You guys, email is not dead! Sure, texting is emerging (we have you covered there) and social messaging and apps are vying for attention, but check out this stat in the Hubspot article, The Ultimate List of Email Marketing Stats for 2021.
74% of Baby Boomers think email is the most personal channel to receive communications from brands, followed by 72% of Gen X, 64% of Millennials, and 60% of Gen Z.
If people from all generations feel that email is the most personal way to hear from businesses, just think how much more it means to them to hear from their church via email.
In last week's Roundtable (Episode 15) we talked about our Communication reports including email. I raised the common question about why choose groups, report filters, or lists to send email. The answer lies in the level of personal relevance the email is you are sending, and thus the likelihood of recipients opting out.
Emails to groups should be very relevant. This is a person's small group, volunteer team, or something they registered for. The communication is very focused on something that interests them. They won't be interested in opting out.
Emails using filters need to be just about as relevant. Use filters to send emails based on an attribute like gender, zip code, marital status, church member type, or first time donors. They might be engaged in your church, but they might not be as well. If they click to manage their subscriptions, they will only have the option to unsubscribe from all lists.
Recipients of both group and filtered emails can opt out of all email by replying that they would like to unsubscribe. The sender then goes to that person's profile and unsubscribes them. Besides requiring the sender's attention, this also unsubscribes them from all email. Which will impact all future email communication with them. With lists you don't have this problem.
Emails sent using lists can be less relevant. The power of lists is that it gives recipients specific control over the content they are receiving. If they are not interested, they opt out. Because they are in control, you can make the content more generic, and less personal for them.

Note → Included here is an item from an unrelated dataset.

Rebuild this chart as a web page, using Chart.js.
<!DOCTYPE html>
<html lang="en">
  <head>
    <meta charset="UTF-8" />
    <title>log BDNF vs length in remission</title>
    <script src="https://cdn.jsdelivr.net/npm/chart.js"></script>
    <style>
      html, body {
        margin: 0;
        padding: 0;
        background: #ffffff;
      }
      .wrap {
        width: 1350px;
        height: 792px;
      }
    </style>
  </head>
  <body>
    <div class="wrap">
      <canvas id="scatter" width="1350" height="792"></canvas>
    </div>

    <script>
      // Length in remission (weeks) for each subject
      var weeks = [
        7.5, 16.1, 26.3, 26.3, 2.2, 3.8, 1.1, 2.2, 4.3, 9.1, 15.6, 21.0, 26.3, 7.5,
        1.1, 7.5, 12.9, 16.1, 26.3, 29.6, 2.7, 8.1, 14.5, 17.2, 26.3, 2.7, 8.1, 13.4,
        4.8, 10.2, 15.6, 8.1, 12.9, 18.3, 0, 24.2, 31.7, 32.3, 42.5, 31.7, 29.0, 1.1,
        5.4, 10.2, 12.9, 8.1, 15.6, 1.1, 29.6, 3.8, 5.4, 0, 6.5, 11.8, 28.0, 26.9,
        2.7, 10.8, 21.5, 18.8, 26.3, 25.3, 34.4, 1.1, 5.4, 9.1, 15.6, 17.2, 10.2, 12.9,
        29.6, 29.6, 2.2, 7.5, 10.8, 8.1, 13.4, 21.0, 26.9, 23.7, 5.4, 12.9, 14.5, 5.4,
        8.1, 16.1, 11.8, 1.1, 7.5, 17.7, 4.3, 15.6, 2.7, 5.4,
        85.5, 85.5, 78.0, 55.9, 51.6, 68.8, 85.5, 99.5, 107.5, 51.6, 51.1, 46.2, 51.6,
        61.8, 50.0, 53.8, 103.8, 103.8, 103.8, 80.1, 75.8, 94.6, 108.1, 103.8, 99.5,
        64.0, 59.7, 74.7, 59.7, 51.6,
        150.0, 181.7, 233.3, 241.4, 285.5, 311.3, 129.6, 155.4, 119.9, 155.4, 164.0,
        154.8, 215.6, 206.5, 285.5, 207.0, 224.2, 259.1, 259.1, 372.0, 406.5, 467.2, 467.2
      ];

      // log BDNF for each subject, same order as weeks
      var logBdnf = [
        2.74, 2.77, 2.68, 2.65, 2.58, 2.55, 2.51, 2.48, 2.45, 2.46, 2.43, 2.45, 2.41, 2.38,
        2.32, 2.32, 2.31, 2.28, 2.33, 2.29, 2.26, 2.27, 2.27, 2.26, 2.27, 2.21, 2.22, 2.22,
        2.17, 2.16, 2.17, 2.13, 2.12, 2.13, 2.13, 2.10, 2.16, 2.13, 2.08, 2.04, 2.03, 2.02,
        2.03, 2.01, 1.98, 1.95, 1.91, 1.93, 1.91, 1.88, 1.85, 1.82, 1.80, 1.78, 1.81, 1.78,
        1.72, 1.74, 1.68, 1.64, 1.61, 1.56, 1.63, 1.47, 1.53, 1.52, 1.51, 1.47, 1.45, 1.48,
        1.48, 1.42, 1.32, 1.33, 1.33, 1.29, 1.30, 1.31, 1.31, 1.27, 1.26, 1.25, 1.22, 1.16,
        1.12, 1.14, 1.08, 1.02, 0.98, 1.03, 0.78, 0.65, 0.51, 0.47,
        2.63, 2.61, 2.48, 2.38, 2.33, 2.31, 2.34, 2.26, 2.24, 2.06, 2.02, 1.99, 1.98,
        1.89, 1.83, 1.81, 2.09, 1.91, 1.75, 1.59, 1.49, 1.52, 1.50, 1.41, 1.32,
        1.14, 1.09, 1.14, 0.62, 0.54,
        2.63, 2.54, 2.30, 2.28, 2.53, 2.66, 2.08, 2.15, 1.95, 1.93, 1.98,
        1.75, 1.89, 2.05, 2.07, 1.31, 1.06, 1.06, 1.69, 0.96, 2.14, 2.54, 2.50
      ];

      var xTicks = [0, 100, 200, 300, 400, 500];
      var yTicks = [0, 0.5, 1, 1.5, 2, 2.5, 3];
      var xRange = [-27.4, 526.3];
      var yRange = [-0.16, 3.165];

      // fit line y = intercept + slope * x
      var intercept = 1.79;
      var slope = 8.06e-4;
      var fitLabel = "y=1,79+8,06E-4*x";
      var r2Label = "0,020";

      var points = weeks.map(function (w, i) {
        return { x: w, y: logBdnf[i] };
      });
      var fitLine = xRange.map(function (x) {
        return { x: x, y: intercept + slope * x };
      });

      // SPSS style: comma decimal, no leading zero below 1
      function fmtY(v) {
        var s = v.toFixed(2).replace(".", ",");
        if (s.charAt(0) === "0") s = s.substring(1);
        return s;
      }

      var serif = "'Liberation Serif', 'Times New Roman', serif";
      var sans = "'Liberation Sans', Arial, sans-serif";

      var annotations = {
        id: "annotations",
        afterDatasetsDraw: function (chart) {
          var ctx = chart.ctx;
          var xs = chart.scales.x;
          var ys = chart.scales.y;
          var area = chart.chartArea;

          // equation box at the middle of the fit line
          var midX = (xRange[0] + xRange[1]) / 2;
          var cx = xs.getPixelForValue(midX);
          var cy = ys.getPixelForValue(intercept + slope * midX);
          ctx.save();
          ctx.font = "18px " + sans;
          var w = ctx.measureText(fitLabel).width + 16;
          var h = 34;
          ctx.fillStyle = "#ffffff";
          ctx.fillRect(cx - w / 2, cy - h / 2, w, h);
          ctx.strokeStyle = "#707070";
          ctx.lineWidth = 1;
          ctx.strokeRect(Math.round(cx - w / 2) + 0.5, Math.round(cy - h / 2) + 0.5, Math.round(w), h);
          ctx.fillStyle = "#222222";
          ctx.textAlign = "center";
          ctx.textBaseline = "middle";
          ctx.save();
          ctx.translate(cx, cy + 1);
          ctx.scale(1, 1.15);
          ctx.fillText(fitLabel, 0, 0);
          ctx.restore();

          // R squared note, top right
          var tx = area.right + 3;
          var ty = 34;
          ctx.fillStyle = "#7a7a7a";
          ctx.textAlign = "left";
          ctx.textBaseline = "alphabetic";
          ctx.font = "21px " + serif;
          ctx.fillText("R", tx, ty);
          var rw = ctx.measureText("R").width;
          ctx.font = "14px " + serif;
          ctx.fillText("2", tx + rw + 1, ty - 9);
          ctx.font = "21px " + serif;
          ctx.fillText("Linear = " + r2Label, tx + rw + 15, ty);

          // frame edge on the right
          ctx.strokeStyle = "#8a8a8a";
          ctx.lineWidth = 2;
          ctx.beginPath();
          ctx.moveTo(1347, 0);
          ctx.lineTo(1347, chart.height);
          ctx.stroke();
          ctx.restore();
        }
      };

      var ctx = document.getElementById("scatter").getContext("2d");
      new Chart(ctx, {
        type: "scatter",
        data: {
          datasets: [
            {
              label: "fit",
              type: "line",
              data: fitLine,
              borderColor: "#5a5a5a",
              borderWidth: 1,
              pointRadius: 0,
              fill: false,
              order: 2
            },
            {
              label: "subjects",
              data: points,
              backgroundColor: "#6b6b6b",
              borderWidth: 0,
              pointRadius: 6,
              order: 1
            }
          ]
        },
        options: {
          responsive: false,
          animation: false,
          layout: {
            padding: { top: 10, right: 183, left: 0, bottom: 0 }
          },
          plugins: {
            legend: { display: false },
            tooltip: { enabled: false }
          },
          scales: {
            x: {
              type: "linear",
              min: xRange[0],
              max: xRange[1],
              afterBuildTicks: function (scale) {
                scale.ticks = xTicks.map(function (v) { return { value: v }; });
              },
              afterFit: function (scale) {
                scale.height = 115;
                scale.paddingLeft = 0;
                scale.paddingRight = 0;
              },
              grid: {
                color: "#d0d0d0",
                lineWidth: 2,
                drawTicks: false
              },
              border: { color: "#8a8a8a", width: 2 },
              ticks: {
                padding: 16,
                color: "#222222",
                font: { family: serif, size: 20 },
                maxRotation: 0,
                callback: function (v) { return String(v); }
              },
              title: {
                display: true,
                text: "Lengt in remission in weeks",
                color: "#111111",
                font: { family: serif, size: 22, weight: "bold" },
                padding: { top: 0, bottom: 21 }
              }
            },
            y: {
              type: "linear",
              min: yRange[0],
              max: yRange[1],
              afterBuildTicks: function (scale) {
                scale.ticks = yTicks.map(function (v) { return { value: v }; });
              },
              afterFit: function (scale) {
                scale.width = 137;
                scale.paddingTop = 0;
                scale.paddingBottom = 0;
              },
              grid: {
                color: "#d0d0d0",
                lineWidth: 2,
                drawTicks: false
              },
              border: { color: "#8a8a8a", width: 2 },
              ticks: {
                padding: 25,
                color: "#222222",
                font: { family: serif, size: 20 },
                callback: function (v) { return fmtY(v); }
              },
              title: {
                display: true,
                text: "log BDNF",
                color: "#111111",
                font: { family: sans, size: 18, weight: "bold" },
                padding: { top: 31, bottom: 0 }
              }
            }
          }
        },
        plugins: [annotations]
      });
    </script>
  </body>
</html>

Great examples of ways to use lists are for newsletter, community interest, and ministry departments.
Churchteams has a powerful lists management feature (Communicate > Email > Lists). It lets you see who is in the list and send them an email.

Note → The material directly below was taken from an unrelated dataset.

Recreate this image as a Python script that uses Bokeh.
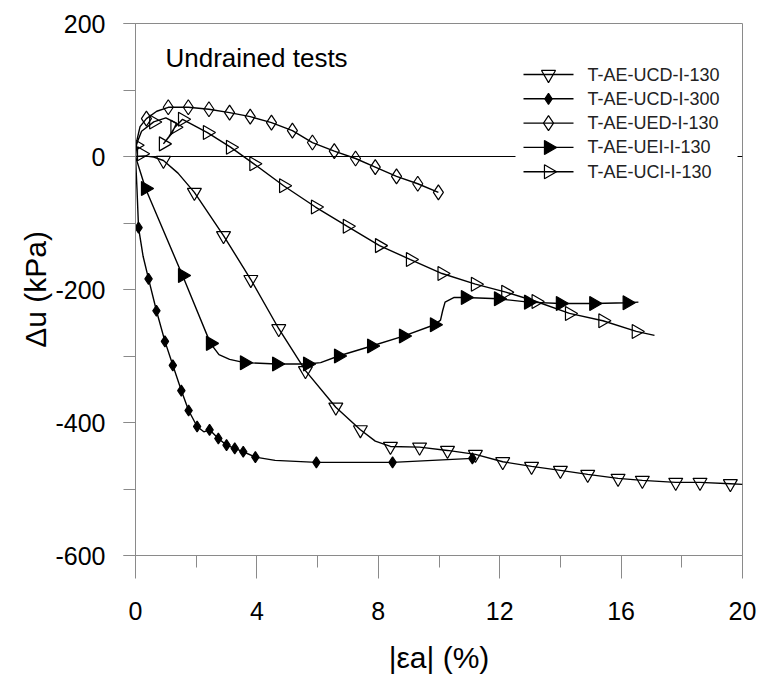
import math
from bokeh.plotting import figure
from bokeh.models import Range1d, SingleIntervalTicker, Span, Label
from bokeh.embed import file_html
from bokeh.resources import INLINE

FONT = "Liberation Sans"

# ---- data ----
# T-AE-UCD-I-130 (open down triangles)
ucd130_line_x = [0, 0.3, 0.6, 0.92, 1.4, 1.94, 2.9, 3.8, 4.72, 5.6, 6.6, 7.41, 7.9, 8.4, 9.36, 10.28, 11.2, 12.1, 13.05, 14.0, 14.9, 15.9, 16.7, 17.8, 18.6, 19.6, 20.0]
ucd130_line_y = [0, 1, -1, -6, -25, -54, -119, -185, -259, -322, -377, -411, -428, -436, -437, -442, -448, -459, -466, -472, -478, -484, -487, -490, -490, -492, -493]
ucd130_mark_x = [0.92, 1.94, 2.9, 3.8, 4.72, 5.6, 6.6, 7.41, 8.4, 9.36, 10.28, 11.2, 12.1, 13.05, 14.0, 14.9, 15.9, 16.7, 17.8, 18.6, 19.6]
ucd130_mark_y = [-6, -54, -119, -185, -259, -322, -377, -411, -436, -437, -442, -448, -459, -466, -472, -478, -484, -487, -490, -490, -492]

# T-AE-UCD-I-300 (filled small diamonds)
ucd300_line_x = [0, 0.05, 0.1, 0.25, 0.43, 0.69, 0.97, 1.23, 1.51, 1.75, 2.03, 2.25, 2.44, 2.73, 3.0, 3.27, 3.55, 3.95, 4.6, 5.96, 8.47, 11.1]
ucd300_line_y = [0, -50, -107, -150, -184, -232, -278, -314, -352, -382, -406, -414, -411, -424, -434, -439, -444, -452, -457, -460, -460, -454]
ucd300_mark_x = [0.1, 0.43, 0.69, 0.97, 1.23, 1.51, 1.75, 2.03, 2.44, 2.73, 3.0, 3.27, 3.55, 3.95, 5.96, 8.47, 11.1]
ucd300_mark_y = [-107, -184, -232, -278, -314, -352, -382, -406, -411, -424, -434, -439, -444, -452, -460, -460, -454]

# T-AE-UED-I-130 (open narrow diamonds)
ued_line_x = [0, 0.05, 0.15, 0.36, 0.7, 1.08, 1.74, 2.42, 3.1, 3.78, 4.48, 5.17, 5.83, 6.55, 7.25, 7.9, 8.6, 9.3, 9.98]
ued_line_y = [0, 25, 45, 57, 68, 74, 74, 71, 66, 60, 51, 39, 21, 8, -3, -16, -30, -41, -54]
ued_mark_x = [0.36, 1.08, 1.74, 2.42, 3.1, 3.78, 4.48, 5.17, 5.83, 6.55, 7.25, 7.9, 8.6, 9.3, 9.98]
ued_mark_y = [57, 74, 74, 71, 66, 60, 51, 39, 21, 8, -3, -16, -30, -41, -54]

# T-AE-UEI-I-130 (filled right triangles)
uei_line_x = [0, 0.33, 1.55, 2.47, 2.75, 3.1, 3.59, 4.65, 5.67, 6.1, 6.69, 7.78, 8.83, 9.85, 10.05, 10.12, 10.2, 10.5, 10.87, 11.96, 12.95, 14.0, 15.1, 16.2, 16.57]
uei_line_y = [0, -48, -179, -281, -298, -305, -310, -312, -312, -310, -300, -285, -270, -253, -246, -232, -219, -212, -212, -214, -219, -221, -221, -220, -219]
uei_mark_x = [0.33, 1.55, 2.47, 3.59, 4.65, 5.67, 6.69, 7.78, 8.83, 9.85, 10.87, 11.96, 12.95, 14.0, 15.1, 16.2]
uei_mark_y = [-48, -179, -281, -310, -312, -312, -300, -285, -270, -253, -212, -214, -219, -221, -221, -220]

# T-AE-UCI-I-130 (open right triangles)
uci_line_x = [0, 0.02, 0.2, 0.6, 1.0, 1.35, 1.2, 0.92, 1.1, 1.3, 1.55, 2.37, 3.13, 3.9, 4.88, 5.93, 6.98, 8.04, 9.06, 10.1, 11.2, 12.2, 13.2, 14.3, 15.4, 16.5, 17.1]
uci_line_y = [0, 17, 38, 52, 58, 50, 35, 19, 30, 44, 56, 36, 14, -11, -44, -76, -105, -134, -155, -176, -192, -204, -218, -236, -247, -263, -269]
uci_mark_x = [0.02, 0.2, 0.6, 0.92, 1.3, 1.55, 2.37, 3.13, 3.9, 4.88, 5.93, 6.98, 8.04, 9.06, 10.1, 11.2, 12.2, 13.2, 14.3, 15.4, 16.5]
uci_mark_y = [17, 4, 52, 19, 44, 56, 36, 14, -11, -44, -76, -105, -134, -155, -176, -192, -204, -218, -236, -247, -263]

y_tick_labels = {200: "200", 0: "0", -200: "-200", -400: "-400", -600: "-600"}
x_label = "|εa| (%)"
y_label = "Δu (kPa)"
title_text = "Undrained tests"

# ---- layout ----
W, H = 760, 682
FRAME_L, FRAME_T, FRAME_R, FRAME_B = 135, 23, 742, 555
X0, X1, Y0, Y1 = 0, 20, -600, 200


def dx(px):
    return X0 + (px - FRAME_L) / (FRAME_R - FRAME_L) * (X1 - X0)


def dy(py):
    return Y1 - (py - FRAME_T) / (FRAME_B - FRAME_T) * (Y1 - Y0)


p = figure(width=W, height=H, output_backend="svg", toolbar_location=None,
           x_range=Range1d(X0, X1), y_range=Range1d(Y0, Y1),
           min_border_left=FRAME_L, min_border_right=W - FRAME_R,
           min_border_top=FRAME_T, min_border_bottom=H - FRAME_B)
p.background_fill_color = "white"
p.border_fill_color = "white"
p.outline_line_color = "#8a8a8a"
p.outline_line_width = 1
p.xgrid.visible = False
p.ygrid.visible = False

zero = Span(location=0, dimension="width", line_color="black", line_width=1.2, level="underlay")
p.add_layout(zero)

ax = p.xaxis[0]
ax.ticker = SingleIntervalTicker(interval=4, num_minor_ticks=2)
ax.major_tick_out = 23
ax.major_tick_in = 0
ax.minor_tick_out = 12
ax.minor_tick_in = 0
ay = p.yaxis[0]
ay.ticker = SingleIntervalTicker(interval=200, num_minor_ticks=2)
ay.major_tick_out = 12
ay.major_tick_in = 0
ay.minor_tick_out = 12
ay.minor_tick_in = 0
ay.major_label_overrides = y_tick_labels
for a in (ax, ay):
    a.axis_line_color = "#8a8a8a"
    a.major_tick_line_color = "#8a8a8a"
    a.minor_tick_line_color = "#8a8a8a"
    a.major_label_text_font = FONT
    a.major_label_text_font_size = "25px"
    a.major_label_text_color = "black"
    a.axis_label_text_font = FONT
    a.axis_label_text_font_size = "30px"
    a.axis_label_text_font_style = "normal"
    a.axis_label_text_color = "black"
ax.axis_label = x_label
ay.axis_label = y_label
ax.major_label_standoff = 23
ay.major_label_standoff = 18
ax.axis_label_standoff = 18
ay.axis_label_standoff = 0

LW = 1.4
series = [
    ("T-AE-UCD-I-130", ucd130_line_x, ucd130_line_y, ucd130_mark_x, ucd130_mark_y, "inverted_triangle", 14, None, 0),
    ("T-AE-UCD-I-300", ucd300_line_x, ucd300_line_y, ucd300_mark_x, ucd300_mark_y, "diamond", 11, "black", 0),
    ("T-AE-UED-I-130", ued_line_x, ued_line_y, ued_mark_x, ued_mark_y, "diamond", 15, None, 0),
    ("T-AE-UEI-I-130", uei_line_x, uei_line_y, uei_mark_x, uei_mark_y, "triangle", 14, "black", -math.pi / 2),
    ("T-AE-UCI-I-130", uci_line_x, uci_line_y, uci_mark_x, uci_mark_y, "triangle", 14, None, -math.pi / 2),
]
for name, lx, ly, mx, my, marker, size, fill, ang in series:
    p.line(lx, ly, line_color="black", line_width=LW)
    p.scatter(mx, my, marker=marker, size=size, angle=ang, line_color="black", line_width=1.2,
              fill_color=fill)

# ---- legend (drawn by hand so that the rotated markers show) ----
LEG_BOX = (515, 60, 737, 186)      # left, top, right, bottom in pixels
LEG_ROW0, LEG_STEP = 74, 24.3
LEG_LINE = (523, 573)
LEG_TEXT_X = 587
p.quad(left=[dx(LEG_BOX[0])], right=[dx(LEG_BOX[2])], top=[dy(LEG_BOX[1])], bottom=[dy(LEG_BOX[3])],
       fill_color="white", line_color=None)
for i, (name, lx, ly, mx, my, marker, size, fill, ang) in enumerate(series):
    ry = dy(LEG_ROW0 + i * LEG_STEP)
    p.line([dx(LEG_LINE[0]), dx(LEG_LINE[1])], [ry, ry], line_color="black", line_width=LW)
    p.scatter([dx((LEG_LINE[0] + LEG_LINE[1]) / 2)], [ry], marker=marker, size=size, angle=ang,
              line_color="black", line_width=1.2, fill_color=fill)
    p.add_layout(Label(x=dx(LEG_TEXT_X), y=ry, text=name, text_font=FONT, text_font_size="18px",
                       text_baseline="middle", text_align="left", text_color="#222222"))

p.add_layout(Label(x=dx(165), y=dy(57), text=title_text, text_font=FONT, text_font_size="26px",
                   text_baseline="middle", text_align="left", text_color="black"))

open("out.html", "w").write(file_html(p, INLINE))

If you think that your church might benefit from the use of lists, start by clicking + New List to create new ones. Here are two best practices to populate the list: the personal sign up form, and a really cool, powerful report.
Personal Sign Up Form. For a basic sign-up, create a group called Manage Email Subscriptions. Then add Email Lists to the form dropdown under Registration Settings. Next, copy the link and place it anywhere. It will look like this:
Mass Populate a List. This approach allows you to use any combination of filters you want to populate a list. Specifically, Reports > Members > Mass Update Member Attribute. Then pick Email List and the list you want to populate.

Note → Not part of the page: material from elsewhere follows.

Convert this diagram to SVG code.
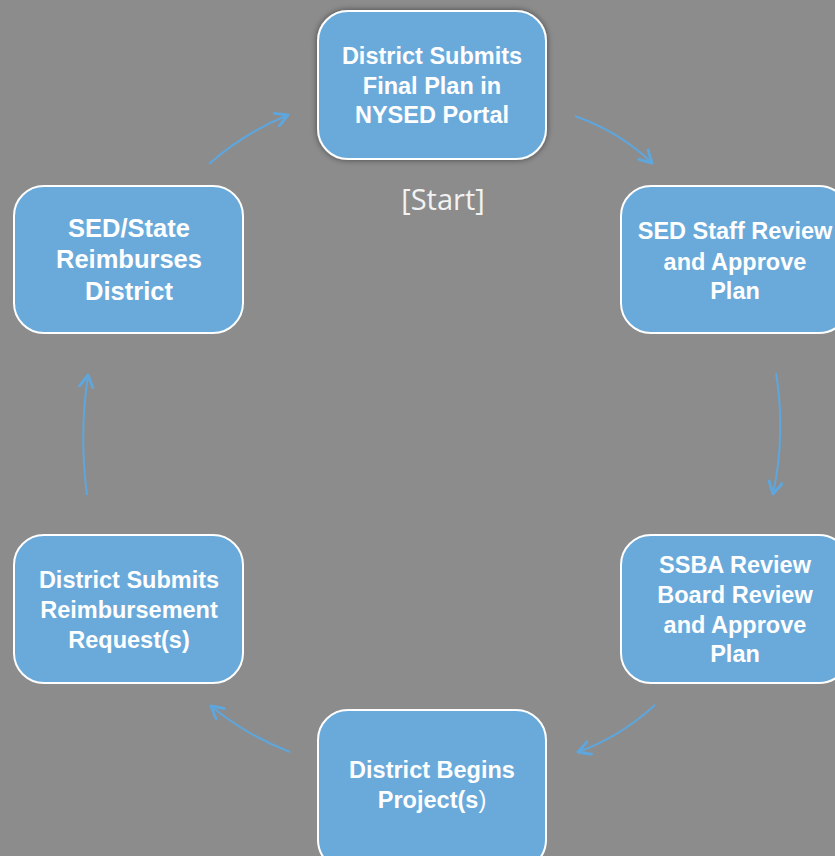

Your next step is to choose the filters that will find the people to put into the list for you. For instance for your Newsletter list, you might choose: Household Role = Adults; and Church Member Types = Members and Regular Attenders.
Next, review and run the report. The result will be a newly created and populated list of people who now have the power to manage their email preferences.
Automate: To keep a list like the newsletter list updated, Save and then Schedule the same report to run once a month. That way staff don't need to remember to add new members and regular attenders to the newsletter list. The system will do it for them.
Not everyone sees email as the most personal way to connect, but the majority do. It takes a lot of time, money and energy to move the majority and late adopters in your church to social messaging or an app, but even they check their email. So, it's smart to stay sharp on how you are using it.